DATA LINES =
○ ○ ○ ○ ○ ○ ○

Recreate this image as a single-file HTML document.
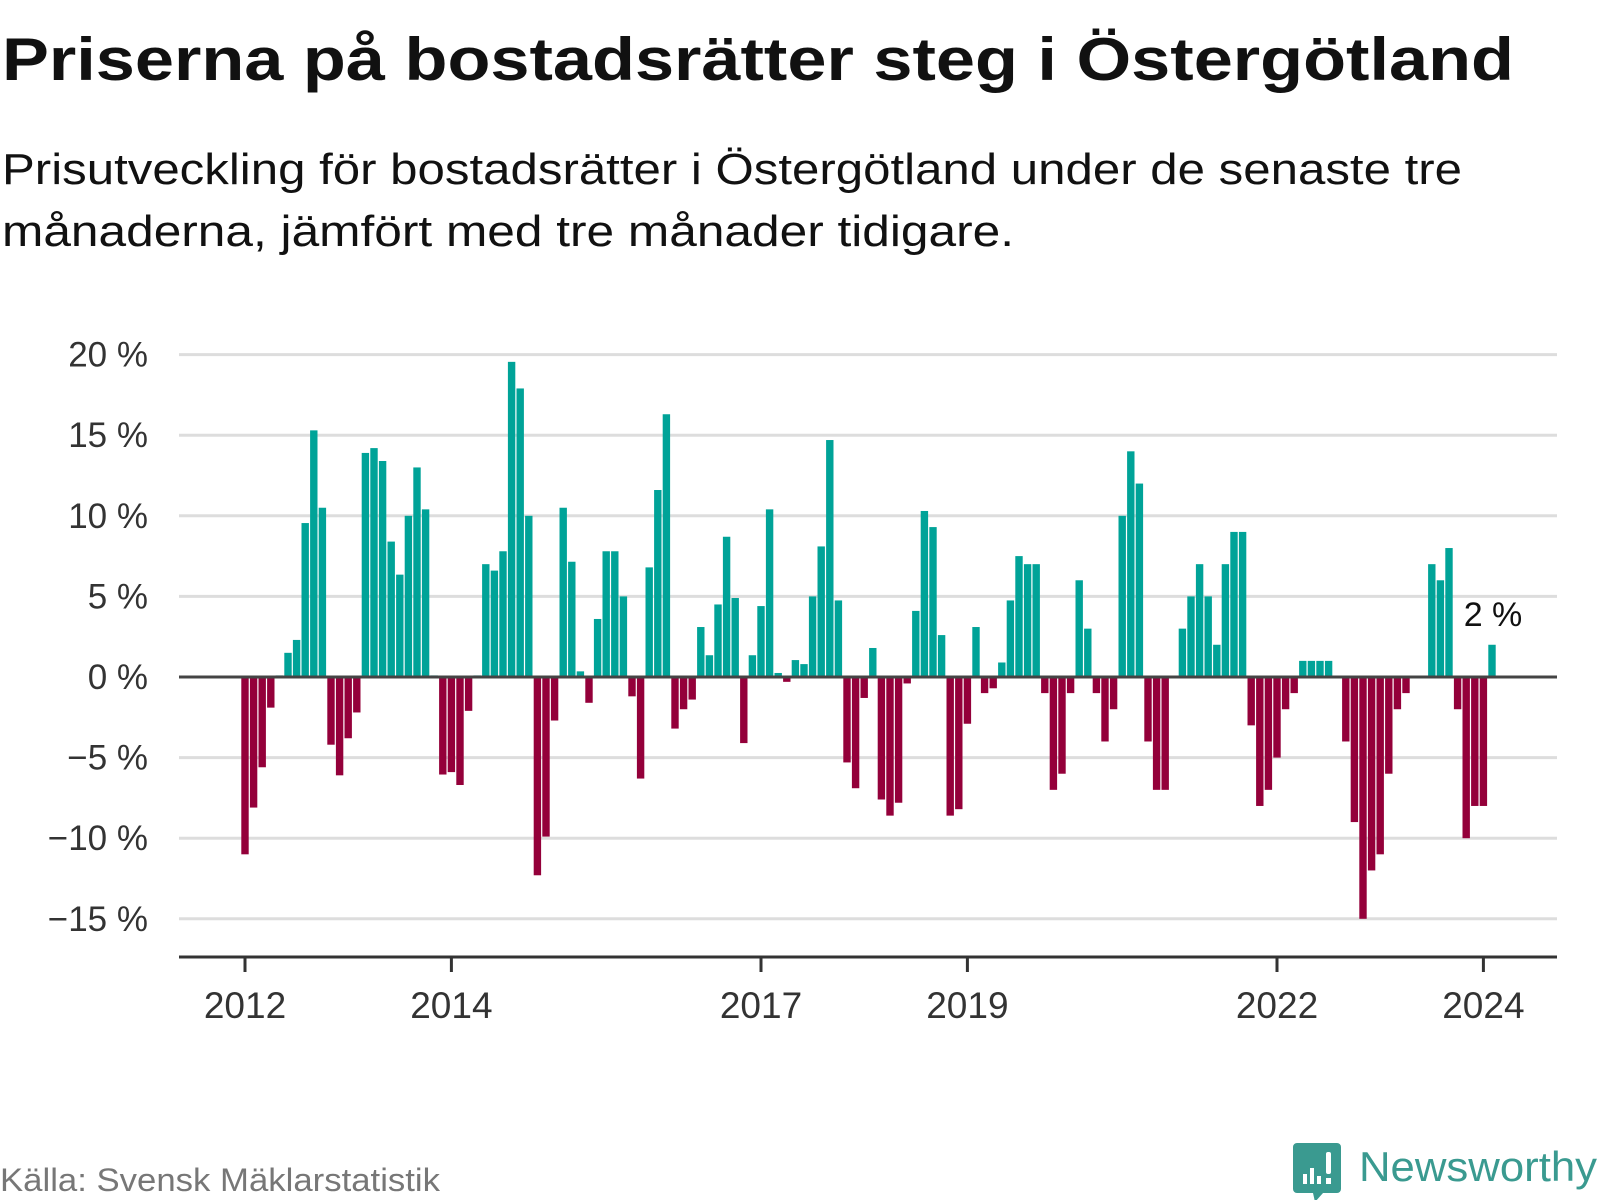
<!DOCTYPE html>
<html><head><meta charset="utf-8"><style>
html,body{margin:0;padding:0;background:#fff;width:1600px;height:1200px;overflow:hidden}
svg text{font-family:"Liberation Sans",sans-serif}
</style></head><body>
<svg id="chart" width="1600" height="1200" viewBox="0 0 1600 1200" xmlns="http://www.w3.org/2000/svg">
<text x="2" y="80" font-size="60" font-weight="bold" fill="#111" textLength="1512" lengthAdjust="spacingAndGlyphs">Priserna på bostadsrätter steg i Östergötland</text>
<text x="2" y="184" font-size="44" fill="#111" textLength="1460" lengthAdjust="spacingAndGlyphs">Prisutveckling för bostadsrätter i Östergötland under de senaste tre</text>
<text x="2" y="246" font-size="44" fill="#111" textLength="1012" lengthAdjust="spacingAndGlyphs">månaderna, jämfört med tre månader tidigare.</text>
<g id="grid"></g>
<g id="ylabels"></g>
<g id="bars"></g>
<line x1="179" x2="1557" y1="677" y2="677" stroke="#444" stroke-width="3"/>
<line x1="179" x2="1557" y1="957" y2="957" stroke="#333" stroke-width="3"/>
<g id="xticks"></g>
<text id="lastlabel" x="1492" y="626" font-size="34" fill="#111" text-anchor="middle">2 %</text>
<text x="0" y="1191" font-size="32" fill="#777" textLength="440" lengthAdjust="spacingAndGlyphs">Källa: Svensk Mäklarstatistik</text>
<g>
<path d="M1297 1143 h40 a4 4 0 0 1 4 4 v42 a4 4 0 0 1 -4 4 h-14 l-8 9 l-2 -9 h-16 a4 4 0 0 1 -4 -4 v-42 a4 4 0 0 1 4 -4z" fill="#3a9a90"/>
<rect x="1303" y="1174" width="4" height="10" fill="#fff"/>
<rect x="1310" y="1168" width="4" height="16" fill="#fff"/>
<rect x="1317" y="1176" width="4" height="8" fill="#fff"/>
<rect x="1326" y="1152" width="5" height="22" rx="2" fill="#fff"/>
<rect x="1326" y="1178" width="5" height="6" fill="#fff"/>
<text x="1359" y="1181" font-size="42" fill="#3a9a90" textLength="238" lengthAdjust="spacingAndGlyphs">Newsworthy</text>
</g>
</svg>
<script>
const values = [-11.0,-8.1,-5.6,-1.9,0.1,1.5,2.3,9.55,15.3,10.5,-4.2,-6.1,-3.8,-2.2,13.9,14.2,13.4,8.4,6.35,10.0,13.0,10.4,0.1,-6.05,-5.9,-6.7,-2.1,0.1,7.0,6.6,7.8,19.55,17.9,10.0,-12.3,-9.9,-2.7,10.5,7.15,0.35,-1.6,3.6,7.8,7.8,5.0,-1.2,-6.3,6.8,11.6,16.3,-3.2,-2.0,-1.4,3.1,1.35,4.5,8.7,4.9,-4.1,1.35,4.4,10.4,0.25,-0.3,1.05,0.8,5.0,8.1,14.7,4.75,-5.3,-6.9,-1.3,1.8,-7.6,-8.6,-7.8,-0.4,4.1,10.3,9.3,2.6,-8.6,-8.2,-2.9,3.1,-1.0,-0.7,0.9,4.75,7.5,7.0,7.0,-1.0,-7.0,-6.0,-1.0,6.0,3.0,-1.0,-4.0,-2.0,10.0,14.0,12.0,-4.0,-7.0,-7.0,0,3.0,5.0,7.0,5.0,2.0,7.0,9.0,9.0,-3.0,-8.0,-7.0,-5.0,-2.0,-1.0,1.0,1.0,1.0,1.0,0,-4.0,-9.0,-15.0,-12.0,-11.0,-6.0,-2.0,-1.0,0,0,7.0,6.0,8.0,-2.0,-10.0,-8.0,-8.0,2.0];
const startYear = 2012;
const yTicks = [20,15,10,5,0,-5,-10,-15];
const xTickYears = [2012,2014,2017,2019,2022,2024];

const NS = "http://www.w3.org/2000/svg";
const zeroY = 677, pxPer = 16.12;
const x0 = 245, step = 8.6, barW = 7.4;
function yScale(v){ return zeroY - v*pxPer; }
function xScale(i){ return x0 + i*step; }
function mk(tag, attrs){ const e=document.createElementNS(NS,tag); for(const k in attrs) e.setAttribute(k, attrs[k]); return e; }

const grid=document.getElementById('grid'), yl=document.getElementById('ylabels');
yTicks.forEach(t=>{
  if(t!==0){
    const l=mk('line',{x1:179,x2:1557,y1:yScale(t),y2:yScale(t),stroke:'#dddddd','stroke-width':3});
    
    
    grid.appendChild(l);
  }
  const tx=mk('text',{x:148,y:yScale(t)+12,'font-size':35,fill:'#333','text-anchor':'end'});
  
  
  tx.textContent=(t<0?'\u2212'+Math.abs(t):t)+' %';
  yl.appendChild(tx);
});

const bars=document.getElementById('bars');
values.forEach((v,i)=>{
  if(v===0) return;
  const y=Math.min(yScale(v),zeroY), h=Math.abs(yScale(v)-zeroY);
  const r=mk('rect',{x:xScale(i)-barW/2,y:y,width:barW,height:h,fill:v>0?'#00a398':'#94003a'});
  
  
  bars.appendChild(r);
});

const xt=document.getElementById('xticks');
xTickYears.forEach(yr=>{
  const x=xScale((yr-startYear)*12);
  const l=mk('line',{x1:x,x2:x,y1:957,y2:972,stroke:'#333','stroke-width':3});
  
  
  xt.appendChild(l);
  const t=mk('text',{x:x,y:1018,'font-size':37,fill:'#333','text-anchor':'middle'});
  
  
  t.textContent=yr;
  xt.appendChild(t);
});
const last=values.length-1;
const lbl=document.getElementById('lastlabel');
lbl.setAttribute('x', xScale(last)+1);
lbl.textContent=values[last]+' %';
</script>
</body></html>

○ ○ ○ ○ ○ ○ ○

TASK TO COMPLETE =
Search the data for the word "document" and copy each line where it appears.

REPLY =
Recreate this image as a single-file HTML document.
function mk(tag, attrs){ const e=document.createElementNS(NS,tag); for(const k in attrs) e.setAttribute(k, attrs[k]); return e; }
const grid=document.getElementById('grid'), yl=document.getElementById('ylabels');
const bars=document.getElementById('bars');
const xt=document.getElementById('xticks');
const lbl=document.getElementById('lastlabel');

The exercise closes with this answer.